(Material):

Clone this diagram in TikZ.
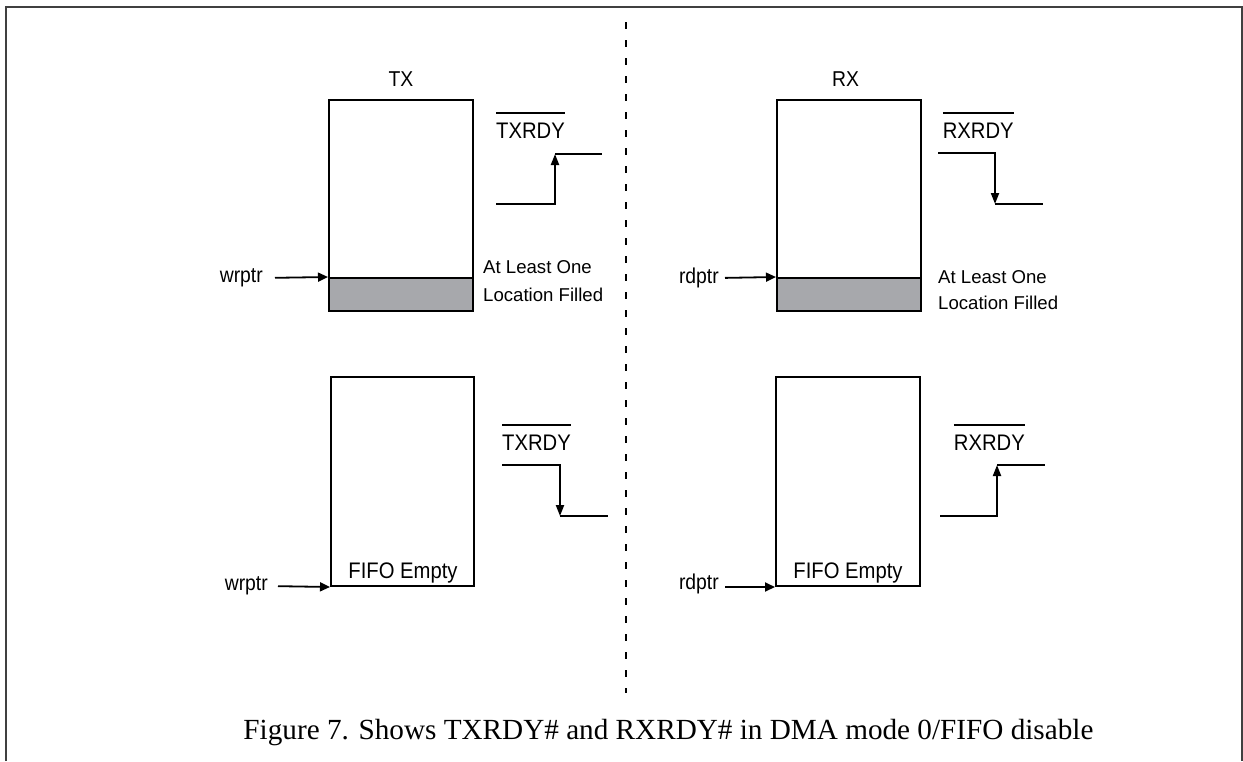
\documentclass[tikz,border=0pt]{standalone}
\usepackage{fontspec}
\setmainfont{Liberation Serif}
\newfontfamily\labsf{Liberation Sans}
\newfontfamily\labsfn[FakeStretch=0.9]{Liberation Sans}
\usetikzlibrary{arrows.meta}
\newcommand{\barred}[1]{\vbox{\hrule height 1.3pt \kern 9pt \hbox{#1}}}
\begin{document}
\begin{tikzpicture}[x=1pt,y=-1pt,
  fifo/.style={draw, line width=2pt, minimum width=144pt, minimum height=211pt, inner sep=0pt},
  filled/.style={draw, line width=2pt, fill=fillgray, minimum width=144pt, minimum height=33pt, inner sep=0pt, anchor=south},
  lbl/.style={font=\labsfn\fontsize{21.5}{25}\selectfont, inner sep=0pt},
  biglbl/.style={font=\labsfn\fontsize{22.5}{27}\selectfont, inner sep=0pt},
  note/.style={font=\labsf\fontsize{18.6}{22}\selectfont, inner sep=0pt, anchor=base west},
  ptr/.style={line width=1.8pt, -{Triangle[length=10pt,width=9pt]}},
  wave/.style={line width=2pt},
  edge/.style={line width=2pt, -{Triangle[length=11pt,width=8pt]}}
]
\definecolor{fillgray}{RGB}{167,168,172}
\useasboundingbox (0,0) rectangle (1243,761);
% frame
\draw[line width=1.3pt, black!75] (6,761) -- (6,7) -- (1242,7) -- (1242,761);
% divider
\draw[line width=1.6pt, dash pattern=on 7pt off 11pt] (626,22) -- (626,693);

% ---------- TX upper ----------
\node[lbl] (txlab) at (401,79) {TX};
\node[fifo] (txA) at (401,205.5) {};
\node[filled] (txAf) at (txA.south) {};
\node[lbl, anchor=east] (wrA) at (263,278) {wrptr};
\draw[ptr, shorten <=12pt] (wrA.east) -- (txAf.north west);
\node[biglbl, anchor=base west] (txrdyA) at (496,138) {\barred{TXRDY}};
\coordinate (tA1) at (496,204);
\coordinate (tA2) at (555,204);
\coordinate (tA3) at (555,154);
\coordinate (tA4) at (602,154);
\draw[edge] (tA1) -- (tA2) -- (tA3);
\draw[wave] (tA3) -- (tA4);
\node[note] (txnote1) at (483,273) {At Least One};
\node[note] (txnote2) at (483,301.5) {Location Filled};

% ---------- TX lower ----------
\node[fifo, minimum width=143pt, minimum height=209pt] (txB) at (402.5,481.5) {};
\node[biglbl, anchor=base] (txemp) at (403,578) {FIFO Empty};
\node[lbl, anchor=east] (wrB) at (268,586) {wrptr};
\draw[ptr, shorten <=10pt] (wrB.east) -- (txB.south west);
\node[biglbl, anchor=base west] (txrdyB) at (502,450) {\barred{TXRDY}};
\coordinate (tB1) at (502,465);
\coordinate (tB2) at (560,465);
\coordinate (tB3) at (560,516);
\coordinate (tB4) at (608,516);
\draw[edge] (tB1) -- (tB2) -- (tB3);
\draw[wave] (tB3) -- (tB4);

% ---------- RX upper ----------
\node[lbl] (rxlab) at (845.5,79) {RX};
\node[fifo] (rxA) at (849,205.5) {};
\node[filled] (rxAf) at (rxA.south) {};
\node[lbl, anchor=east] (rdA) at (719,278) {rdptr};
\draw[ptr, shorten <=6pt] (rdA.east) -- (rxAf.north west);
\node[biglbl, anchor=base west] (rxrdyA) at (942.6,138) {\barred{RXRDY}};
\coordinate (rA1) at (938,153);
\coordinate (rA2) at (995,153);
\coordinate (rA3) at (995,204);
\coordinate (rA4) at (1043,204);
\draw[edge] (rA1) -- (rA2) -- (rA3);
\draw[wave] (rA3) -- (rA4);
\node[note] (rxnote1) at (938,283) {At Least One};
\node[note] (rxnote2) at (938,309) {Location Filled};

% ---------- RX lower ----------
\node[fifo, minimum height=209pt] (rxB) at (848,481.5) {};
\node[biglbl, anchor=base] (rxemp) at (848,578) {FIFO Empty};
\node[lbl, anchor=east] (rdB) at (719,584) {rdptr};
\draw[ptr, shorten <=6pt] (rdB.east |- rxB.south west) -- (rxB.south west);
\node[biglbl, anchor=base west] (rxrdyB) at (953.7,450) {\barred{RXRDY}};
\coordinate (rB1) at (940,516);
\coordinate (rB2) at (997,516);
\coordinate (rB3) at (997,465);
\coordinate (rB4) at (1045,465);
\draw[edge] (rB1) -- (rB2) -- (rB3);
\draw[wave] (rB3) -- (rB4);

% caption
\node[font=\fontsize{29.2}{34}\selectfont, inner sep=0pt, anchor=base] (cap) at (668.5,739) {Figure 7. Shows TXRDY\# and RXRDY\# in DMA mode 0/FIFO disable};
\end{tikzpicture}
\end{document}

(Description of the task):
Produce an exact copy of each line of data, skipping embedded images.

(Result):
Clone this diagram in TikZ.
\documentclass[tikz,border=0pt]{standalone}
\usepackage{fontspec}
\setmainfont{Liberation Serif}
\newfontfamily\labsf{Liberation Sans}
\newfontfamily\labsfn[FakeStretch=0.9]{Liberation Sans}
\usetikzlibrary{arrows.meta}
\newcommand{\barred}[1]{\vbox{\hrule height 1.3pt \kern 9pt \hbox{#1}}}
\begin{document}
\begin{tikzpicture}[x=1pt,y=-1pt,
  fifo/.style={draw, line width=2pt, minimum width=144pt, minimum height=211pt, inner sep=0pt},
  filled/.style={draw, line width=2pt, fill=fillgray, minimum width=144pt, minimum height=33pt, inner sep=0pt, anchor=south},
  lbl/.style={font=\labsfn\fontsize{21.5}{25}\selectfont, inner sep=0pt},
  biglbl/.style={font=\labsfn\fontsize{22.5}{27}\selectfont, inner sep=0pt},
  note/.style={font=\labsf\fontsize{18.6}{22}\selectfont, inner sep=0pt, anchor=base west},
  ptr/.style={line width=1.8pt, -{Triangle[length=10pt,width=9pt]}},
  wave/.style={line width=2pt},
  edge/.style={line width=2pt, -{Triangle[length=11pt,width=8pt]}}
]
\definecolor{fillgray}{RGB}{167,168,172}
\useasboundingbox (0,0) rectangle (1243,761);
% frame
\draw[line width=1.3pt, black!75] (6,761) -- (6,7) -- (1242,7) -- (1242,761);
% divider
\draw[line width=1.6pt, dash pattern=on 7pt off 11pt] (626,22) -- (626,693);

% ---------- TX upper ----------
\node[lbl] (txlab) at (401,79) {TX};
\node[fifo] (txA) at (401,205.5) {};
\node[filled] (txAf) at (txA.south) {};
\node[lbl, anchor=east] (wrA) at (263,278) {wrptr};
\draw[ptr, shorten <=12pt] (wrA.east) -- (txAf.north west);
\node[biglbl, anchor=base west] (txrdyA) at (496,138) {\barred{TXRDY}};
\coordinate (tA1) at (496,204);
\coordinate (tA2) at (555,204);
\coordinate (tA3) at (555,154);
\coordinate (tA4) at (602,154);
\draw[edge] (tA1) -- (tA2) -- (tA3);
\draw[wave] (tA3) -- (tA4);
\node[note] (txnote1) at (483,273) {At Least One};
\node[note] (txnote2) at (483,301.5) {Location Filled};

% ---------- TX lower ----------
\node[fifo, minimum width=143pt, minimum height=209pt] (txB) at (402.5,481.5) {};
\node[biglbl, anchor=base] (txemp) at (403,578) {FIFO Empty};
\node[lbl, anchor=east] (wrB) at (268,586) {wrptr};
\draw[ptr, shorten <=10pt] (wrB.east) -- (txB.south west);
\node[biglbl, anchor=base west] (txrdyB) at (502,450) {\barred{TXRDY}};
\coordinate (tB1) at (502,465);
\coordinate (tB2) at (560,465);
\coordinate (tB3) at (560,516);
\coordinate (tB4) at (608,516);
\draw[edge] (tB1) -- (tB2) -- (tB3);
\draw[wave] (tB3) -- (tB4);

% ---------- RX upper ----------
\node[lbl] (rxlab) at (845.5,79) {RX};
\node[fifo] (rxA) at (849,205.5) {};
\node[filled] (rxAf) at (rxA.south) {};
\node[lbl, anchor=east] (rdA) at (719,278) {rdptr};
\draw[ptr, shorten <=6pt] (rdA.east) -- (rxAf.north west);
\node[biglbl, anchor=base west] (rxrdyA) at (942.6,138) {\barred{RXRDY}};
\coordinate (rA1) at (938,153);
\coordinate (rA2) at (995,153);
\coordinate (rA3) at (995,204);
\coordinate (rA4) at (1043,204);
\draw[edge] (rA1) -- (rA2) -- (rA3);
\draw[wave] (rA3) -- (rA4);
\node[note] (rxnote1) at (938,283) {At Least One};
\node[note] (rxnote2) at (938,309) {Location Filled};

% ---------- RX lower ----------
\node[fifo, minimum height=209pt] (rxB) at (848,481.5) {};
\node[biglbl, anchor=base] (rxemp) at (848,578) {FIFO Empty};
\node[lbl, anchor=east] (rdB) at (719,584) {rdptr};
\draw[ptr, shorten <=6pt] (rdB.east |- rxB.south west) -- (rxB.south west);
\node[biglbl, anchor=base west] (rxrdyB) at (953.7,450) {\barred{RXRDY}};
\coordinate (rB1) at (940,516);
\coordinate (rB2) at (997,516);
\coordinate (rB3) at (997,465);
\coordinate (rB4) at (1045,465);
\draw[edge] (rB1) -- (rB2) -- (rB3);
\draw[wave] (rB3) -- (rB4);

% caption
\node[font=\fontsize{29.2}{34}\selectfont, inner sep=0pt, anchor=base] (cap) at (668.5,739) {Figure 7. Shows TXRDY\# and RXRDY\# in DMA mode 0/FIFO disable};
\end{tikzpicture}
\end{document}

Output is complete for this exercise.